#### [Short exercise]
Find the lines of data that contain the string "React", then list them.
# Start of Source material
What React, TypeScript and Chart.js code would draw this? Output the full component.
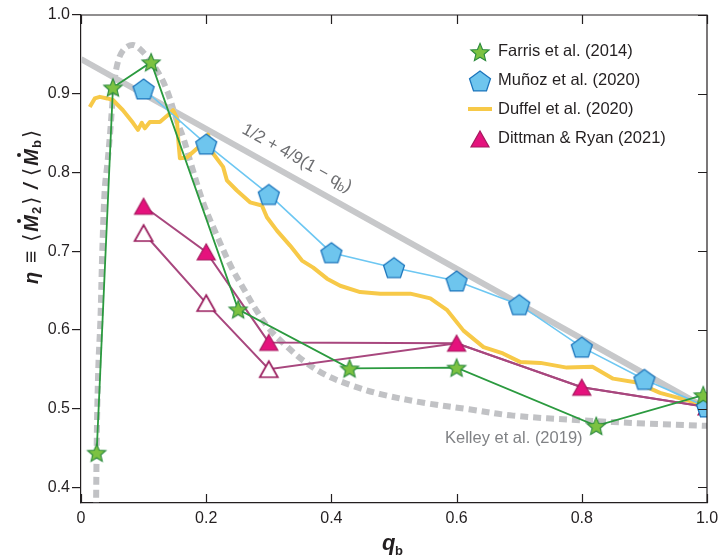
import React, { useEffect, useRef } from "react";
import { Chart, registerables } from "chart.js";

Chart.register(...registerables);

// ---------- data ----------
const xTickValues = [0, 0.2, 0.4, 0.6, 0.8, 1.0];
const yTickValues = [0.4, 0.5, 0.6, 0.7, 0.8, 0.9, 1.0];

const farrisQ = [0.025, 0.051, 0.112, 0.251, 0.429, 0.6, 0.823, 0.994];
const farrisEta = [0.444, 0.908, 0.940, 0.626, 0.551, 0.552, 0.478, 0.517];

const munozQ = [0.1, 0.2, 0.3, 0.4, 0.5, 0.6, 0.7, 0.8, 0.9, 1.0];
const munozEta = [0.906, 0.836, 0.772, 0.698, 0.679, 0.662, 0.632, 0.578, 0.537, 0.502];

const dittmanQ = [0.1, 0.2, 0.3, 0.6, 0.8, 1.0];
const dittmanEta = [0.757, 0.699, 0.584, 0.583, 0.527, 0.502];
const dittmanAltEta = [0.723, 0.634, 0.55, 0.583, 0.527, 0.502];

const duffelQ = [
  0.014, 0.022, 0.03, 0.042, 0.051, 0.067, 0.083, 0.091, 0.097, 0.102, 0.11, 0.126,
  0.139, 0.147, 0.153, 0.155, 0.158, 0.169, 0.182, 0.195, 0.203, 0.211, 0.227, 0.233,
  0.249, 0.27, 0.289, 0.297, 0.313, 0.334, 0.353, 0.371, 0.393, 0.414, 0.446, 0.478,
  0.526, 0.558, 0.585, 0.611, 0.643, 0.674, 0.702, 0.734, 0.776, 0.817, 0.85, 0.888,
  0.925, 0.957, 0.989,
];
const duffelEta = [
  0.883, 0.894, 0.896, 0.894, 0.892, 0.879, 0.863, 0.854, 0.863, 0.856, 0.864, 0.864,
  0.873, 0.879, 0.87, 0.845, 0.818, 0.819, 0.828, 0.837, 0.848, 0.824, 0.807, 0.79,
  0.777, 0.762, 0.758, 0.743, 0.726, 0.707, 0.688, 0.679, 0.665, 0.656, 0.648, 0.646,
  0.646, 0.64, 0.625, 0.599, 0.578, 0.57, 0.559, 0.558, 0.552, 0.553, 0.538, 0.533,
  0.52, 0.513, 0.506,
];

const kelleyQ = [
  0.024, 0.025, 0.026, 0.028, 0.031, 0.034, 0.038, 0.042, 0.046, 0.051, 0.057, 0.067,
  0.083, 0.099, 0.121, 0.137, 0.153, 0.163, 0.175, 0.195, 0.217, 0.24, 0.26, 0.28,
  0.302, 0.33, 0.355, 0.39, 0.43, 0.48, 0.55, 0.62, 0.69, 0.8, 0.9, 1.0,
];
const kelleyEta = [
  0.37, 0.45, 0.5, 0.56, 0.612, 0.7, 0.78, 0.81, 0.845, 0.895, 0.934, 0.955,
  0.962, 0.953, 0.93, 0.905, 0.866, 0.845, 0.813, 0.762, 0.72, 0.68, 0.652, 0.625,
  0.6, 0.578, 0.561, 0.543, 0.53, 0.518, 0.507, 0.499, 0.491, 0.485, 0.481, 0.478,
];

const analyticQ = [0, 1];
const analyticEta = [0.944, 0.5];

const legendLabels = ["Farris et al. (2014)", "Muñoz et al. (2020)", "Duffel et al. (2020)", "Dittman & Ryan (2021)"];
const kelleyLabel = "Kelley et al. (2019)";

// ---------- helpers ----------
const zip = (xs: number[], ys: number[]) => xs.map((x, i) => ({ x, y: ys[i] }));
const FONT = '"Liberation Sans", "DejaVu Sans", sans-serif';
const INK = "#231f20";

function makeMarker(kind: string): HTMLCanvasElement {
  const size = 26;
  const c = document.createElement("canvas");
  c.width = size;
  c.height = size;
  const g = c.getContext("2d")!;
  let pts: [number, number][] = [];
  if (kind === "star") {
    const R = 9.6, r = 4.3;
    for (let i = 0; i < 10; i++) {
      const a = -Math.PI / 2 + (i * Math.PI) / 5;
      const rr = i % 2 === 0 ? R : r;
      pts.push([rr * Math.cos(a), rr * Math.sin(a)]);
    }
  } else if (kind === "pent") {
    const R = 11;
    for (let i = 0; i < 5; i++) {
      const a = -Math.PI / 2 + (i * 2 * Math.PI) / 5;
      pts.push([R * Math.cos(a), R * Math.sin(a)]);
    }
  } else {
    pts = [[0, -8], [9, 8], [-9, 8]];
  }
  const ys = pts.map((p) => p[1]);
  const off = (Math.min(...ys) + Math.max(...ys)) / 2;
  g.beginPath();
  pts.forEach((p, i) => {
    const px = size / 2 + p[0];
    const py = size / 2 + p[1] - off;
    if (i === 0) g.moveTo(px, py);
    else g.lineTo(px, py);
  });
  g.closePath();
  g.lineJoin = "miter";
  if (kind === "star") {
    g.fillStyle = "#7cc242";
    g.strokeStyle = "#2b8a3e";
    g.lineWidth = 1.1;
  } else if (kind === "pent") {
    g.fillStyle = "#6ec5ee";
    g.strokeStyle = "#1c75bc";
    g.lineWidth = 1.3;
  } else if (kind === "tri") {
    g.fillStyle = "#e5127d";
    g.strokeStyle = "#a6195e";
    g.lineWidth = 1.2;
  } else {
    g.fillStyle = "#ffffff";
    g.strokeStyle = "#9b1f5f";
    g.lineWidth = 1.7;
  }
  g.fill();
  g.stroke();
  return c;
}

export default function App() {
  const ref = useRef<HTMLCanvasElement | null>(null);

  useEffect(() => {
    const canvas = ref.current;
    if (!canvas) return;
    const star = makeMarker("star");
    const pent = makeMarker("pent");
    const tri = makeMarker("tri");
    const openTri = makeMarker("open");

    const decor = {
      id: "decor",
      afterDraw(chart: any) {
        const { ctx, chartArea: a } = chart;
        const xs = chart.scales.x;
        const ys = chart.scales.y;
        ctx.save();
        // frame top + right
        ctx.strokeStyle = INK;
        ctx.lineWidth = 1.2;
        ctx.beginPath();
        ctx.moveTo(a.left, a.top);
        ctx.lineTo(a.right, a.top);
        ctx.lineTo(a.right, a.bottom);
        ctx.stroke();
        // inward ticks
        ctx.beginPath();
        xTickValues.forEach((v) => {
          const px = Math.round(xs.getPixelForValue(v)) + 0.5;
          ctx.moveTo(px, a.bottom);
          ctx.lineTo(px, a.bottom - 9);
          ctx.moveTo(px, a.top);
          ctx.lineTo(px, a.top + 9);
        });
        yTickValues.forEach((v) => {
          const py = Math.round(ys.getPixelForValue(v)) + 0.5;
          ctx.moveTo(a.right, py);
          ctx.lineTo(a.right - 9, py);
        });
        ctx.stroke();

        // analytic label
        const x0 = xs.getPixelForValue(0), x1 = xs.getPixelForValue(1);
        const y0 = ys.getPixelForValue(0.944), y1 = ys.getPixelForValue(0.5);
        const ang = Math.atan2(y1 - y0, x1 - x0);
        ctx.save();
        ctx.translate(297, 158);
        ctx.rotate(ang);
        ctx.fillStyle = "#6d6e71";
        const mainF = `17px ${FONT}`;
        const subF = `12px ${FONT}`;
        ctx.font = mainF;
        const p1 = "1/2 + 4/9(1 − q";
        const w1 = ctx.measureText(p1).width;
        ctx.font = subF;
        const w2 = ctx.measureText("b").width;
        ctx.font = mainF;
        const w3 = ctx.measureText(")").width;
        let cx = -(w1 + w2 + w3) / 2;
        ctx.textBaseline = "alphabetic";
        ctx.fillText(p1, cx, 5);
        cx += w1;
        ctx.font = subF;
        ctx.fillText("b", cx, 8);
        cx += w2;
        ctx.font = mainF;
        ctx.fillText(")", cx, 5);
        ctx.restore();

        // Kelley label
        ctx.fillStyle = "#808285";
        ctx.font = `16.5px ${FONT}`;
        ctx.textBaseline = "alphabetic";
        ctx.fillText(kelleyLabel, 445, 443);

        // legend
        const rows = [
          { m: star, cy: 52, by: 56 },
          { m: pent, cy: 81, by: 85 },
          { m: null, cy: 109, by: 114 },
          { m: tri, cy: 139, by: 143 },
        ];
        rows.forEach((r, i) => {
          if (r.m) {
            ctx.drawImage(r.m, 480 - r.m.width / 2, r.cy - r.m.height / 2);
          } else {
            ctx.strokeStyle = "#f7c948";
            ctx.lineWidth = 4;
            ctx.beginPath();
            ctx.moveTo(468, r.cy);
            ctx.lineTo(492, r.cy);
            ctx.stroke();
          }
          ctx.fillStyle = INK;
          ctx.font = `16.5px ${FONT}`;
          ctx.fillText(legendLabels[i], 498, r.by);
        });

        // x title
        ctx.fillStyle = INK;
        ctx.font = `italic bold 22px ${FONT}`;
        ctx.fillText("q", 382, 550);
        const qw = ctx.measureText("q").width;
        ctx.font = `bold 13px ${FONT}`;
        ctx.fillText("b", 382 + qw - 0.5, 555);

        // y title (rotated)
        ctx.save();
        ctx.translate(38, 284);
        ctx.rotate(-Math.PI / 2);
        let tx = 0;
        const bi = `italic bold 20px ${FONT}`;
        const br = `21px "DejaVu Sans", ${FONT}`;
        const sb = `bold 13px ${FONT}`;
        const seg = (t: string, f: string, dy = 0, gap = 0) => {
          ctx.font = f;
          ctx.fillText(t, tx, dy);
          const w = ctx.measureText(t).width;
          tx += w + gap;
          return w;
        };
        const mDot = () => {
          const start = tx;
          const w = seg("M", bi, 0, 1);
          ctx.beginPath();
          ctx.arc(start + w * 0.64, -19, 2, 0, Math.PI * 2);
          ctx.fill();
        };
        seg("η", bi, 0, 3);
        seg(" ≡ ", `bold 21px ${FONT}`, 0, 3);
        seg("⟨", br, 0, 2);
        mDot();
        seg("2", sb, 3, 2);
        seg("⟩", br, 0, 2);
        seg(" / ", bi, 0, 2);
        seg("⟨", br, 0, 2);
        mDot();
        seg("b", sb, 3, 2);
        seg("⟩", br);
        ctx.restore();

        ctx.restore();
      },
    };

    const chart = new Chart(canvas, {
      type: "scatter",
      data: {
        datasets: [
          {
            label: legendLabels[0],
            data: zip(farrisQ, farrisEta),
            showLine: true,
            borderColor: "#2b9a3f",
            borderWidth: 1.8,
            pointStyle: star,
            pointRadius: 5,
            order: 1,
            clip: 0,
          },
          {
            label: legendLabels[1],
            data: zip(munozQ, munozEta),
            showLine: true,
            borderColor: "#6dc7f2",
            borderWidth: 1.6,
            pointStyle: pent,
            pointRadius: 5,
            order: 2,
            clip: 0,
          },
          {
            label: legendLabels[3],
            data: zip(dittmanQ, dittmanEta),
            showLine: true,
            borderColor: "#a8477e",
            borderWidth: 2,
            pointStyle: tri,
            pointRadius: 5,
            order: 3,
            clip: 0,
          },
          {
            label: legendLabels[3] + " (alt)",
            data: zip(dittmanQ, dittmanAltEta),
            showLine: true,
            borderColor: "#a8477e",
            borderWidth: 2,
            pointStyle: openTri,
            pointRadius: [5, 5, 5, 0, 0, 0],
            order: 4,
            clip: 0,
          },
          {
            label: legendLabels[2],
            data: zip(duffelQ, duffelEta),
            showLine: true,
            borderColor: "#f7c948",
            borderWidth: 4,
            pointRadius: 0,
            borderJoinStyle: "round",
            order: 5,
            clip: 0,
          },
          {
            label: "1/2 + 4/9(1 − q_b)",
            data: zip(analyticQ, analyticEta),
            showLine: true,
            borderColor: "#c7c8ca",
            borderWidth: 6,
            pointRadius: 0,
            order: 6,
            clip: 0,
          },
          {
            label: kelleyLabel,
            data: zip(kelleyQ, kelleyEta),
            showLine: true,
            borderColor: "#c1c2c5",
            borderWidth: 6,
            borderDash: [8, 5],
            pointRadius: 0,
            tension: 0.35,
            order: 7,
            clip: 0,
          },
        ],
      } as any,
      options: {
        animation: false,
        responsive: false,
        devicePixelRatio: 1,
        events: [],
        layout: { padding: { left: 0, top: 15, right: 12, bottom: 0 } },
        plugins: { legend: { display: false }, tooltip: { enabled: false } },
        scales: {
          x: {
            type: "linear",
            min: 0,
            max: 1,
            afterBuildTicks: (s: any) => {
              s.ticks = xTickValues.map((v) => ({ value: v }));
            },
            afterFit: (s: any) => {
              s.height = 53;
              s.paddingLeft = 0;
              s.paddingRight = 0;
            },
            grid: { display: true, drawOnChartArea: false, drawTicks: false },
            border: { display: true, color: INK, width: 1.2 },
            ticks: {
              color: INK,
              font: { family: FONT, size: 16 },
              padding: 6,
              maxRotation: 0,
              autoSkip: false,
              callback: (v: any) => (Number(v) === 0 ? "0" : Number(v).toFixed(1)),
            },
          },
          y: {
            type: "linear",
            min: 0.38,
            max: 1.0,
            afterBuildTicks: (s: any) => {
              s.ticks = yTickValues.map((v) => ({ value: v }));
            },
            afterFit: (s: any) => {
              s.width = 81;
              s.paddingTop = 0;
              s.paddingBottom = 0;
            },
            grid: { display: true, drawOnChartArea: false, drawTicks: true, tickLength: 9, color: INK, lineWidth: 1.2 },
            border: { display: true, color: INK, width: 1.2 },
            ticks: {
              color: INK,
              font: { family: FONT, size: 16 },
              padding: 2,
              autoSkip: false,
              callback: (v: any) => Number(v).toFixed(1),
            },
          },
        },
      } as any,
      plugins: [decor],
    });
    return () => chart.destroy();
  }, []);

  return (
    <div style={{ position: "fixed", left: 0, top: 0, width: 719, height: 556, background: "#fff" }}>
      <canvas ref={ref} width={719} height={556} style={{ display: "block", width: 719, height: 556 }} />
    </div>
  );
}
# End of Source material
#### [Result of the exercise]
What React, TypeScript and Chart.js code would draw this? Output the full component.
import React, { useEffect, useRef } from "react";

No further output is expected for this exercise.